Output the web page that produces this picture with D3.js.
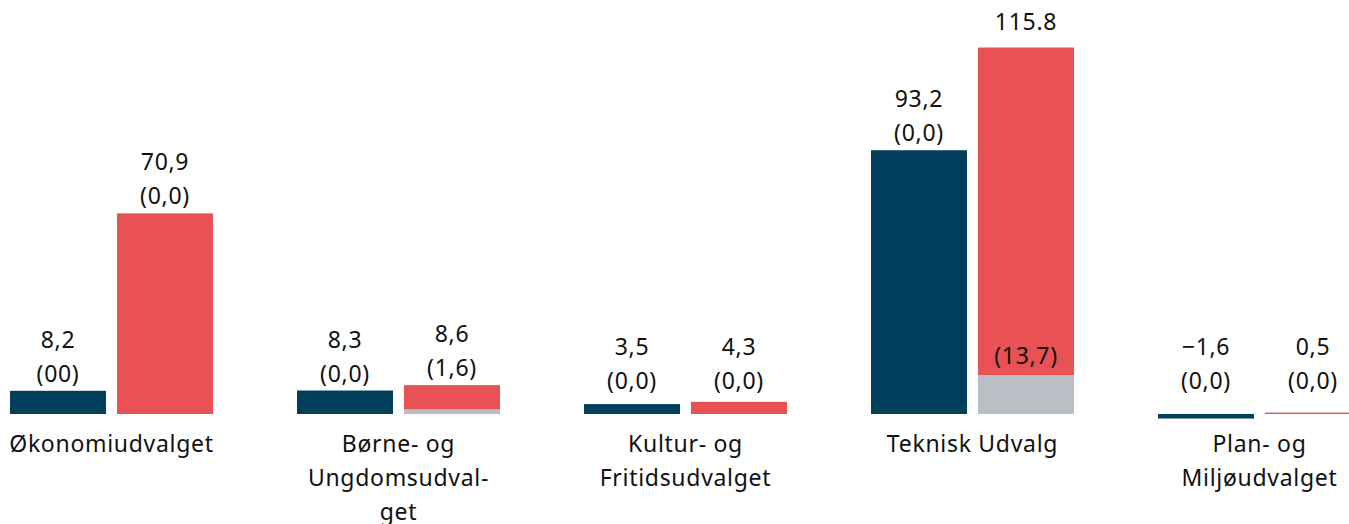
<!DOCTYPE html>
<html>
<head>
<meta charset="utf-8">
<script src="https://cdn.jsdelivr.net/npm/d3@7"></script>
<style>
  body { margin: 0; background: #fff; }
  svg text { font-family: "Noto Sans", sans-serif; font-size: 23px; letter-spacing: 0.7px; fill: #111; }
</style>
</head>
<body>
<script>
(function(){
  //chart data
  var categories = ["Økonomiudvalget", "Børne- og Ungdomsudvalget", "Kultur- og Fritidsudvalget", "Teknisk Udvalg", "Plan- og Miljøudvalget"];
  var categoryLines = [["Økonomiudvalget"], ["Børne- og", "Ungdomsudval-", "get"], ["Kultur- og", "Fritidsudvalget"], ["Teknisk Udvalg"], ["Plan- og", "Miljøudvalget"]];
  var series = ["first", "second"];
  var firstValues = [8.2, 8.3, 3.5, 93.2, -1.6];
  var secondValues = [70.9, 8.6, 4.3, 115.8, 0.5];
  var secondGray = [0, 1.6, 0, 13.7, 0];
  var firstLabels = ["8,2", "8,3", "3,5", "93,2", "−1,6"];
  var firstSubLabels = ["(00)", "(0,0)", "(0,0)", "(0,0)", "(0,0)"];
  var secondLabels = ["70,9", "8,6", "4,3", "115.8", "0,5"];
  var secondSubLabels = ["(0,0)", "(1,6)", "(0,0)", "(13,7)", "(0,0)"];

  var width = 1349, height = 524;
  var colors = { first: "#023f5c", second: "#e95254", gray: "#b9bfc5" };

  var svg = d3.select("body").append("svg")
      .attr("width", width)
      .attr("height", height);

  //group scale and bar scale inside each group
  var x0 = d3.scaleBand()
      .domain(categories)
      .range([10, 1361])
      .paddingInner(0.2927)
      .paddingOuter(0);

  var x1 = d3.scaleBand()
      .domain(series)
      .range([0, x0.bandwidth()])
      .paddingInner(0.103);

  var y = d3.scaleLinear()
      .domain([0, 129.5])
      .range([414, 47.5]);

  //build rows for bars
  var rows = [];
  categories.forEach(function(c, i){
      rows.push({cat: c, s: "first", v: firstValues[i], g: 0, lab: firstLabels[i], sub: firstSubLabels[i]});
      rows.push({cat: c, s: "second", v: secondValues[i], g: secondGray[i], lab: secondLabels[i], sub: secondSubLabels[i]});
  });

  var groups = svg.selectAll(".bar")
      .data(rows)
      .enter()
      .append("g")
      .attr("class", "bar")
      .attr("transform", function(d){ return "translate(" + (x0(d.cat) + x1(d.s)) + ",0)"; });

  //gray base segment
  groups.filter(function(d){ return d.g > 0; })
      .append("rect")
      .attr("width", x1.bandwidth())
      .attr("y", function(d){ return y(d.g); })
      .attr("height", function(d){ return y(0) - y(d.g); })
      .style("fill", colors.gray);

  //main segment
  groups.append("rect")
      .attr("width", x1.bandwidth())
      .attr("y", function(d){ return d.v >= 0 ? y(d.v + d.g) : y(0); })
      .attr("height", function(d){
          return d.v >= 0 ? y(d.g) - y(d.v + d.g) : y(d.v) - y(0);
      })
      .style("fill", function(d){ return colors[d.s]; });

  //value labels
  groups.each(function(d){
      var g = d3.select(this);
      var cx = x1.bandwidth() / 2;
      var top = y(Math.max(d.v, 0) + d.g);
      var grayH = y(0) - y(d.g);
      if (grayH > 30){
          //sub label sits inside the bar above the gray part
          g.append("text").attr("x", cx).attr("y", y(d.g) - 11)
              .attr("text-anchor", "middle").text(d.sub);
          g.append("text").attr("x", cx).attr("y", top - 18)
              .attr("text-anchor", "middle").text(d.lab);
      } else {
          var base = Math.min(top - 9, 389);
          g.append("text").attr("x", cx).attr("y", base - 34)
              .attr("text-anchor", "middle").text(d.lab);
          g.append("text").attr("x", cx).attr("y", base)
              .attr("text-anchor", "middle").text(d.sub);
      }
  });

  //category labels
  svg.selectAll(".catLabel")
      .data(categories)
      .enter()
      .append("text")
      .attr("class", "catLabel")
      .attr("text-anchor", "middle")
      .attr("x", function(d){ return x0(d) + x0.bandwidth() / 2; })
      .attr("y", 452)
      .each(function(d, i){
          var t = d3.select(this);
          categoryLines[i].forEach(function(line, j){
              t.append("tspan")
                  .attr("x", x0(d) + x0.bandwidth() / 2)
                  .attr("dy", j === 0 ? 0 : 34)
                  .text(line);
          });
      });
})();
</script>
</body>
</html>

• • • • •

Keep only the lines that hold the string "this", and copy them out.

Output the web page that produces this picture with D3.js.
      var g = d3.select(this);
          var t = d3.select(this);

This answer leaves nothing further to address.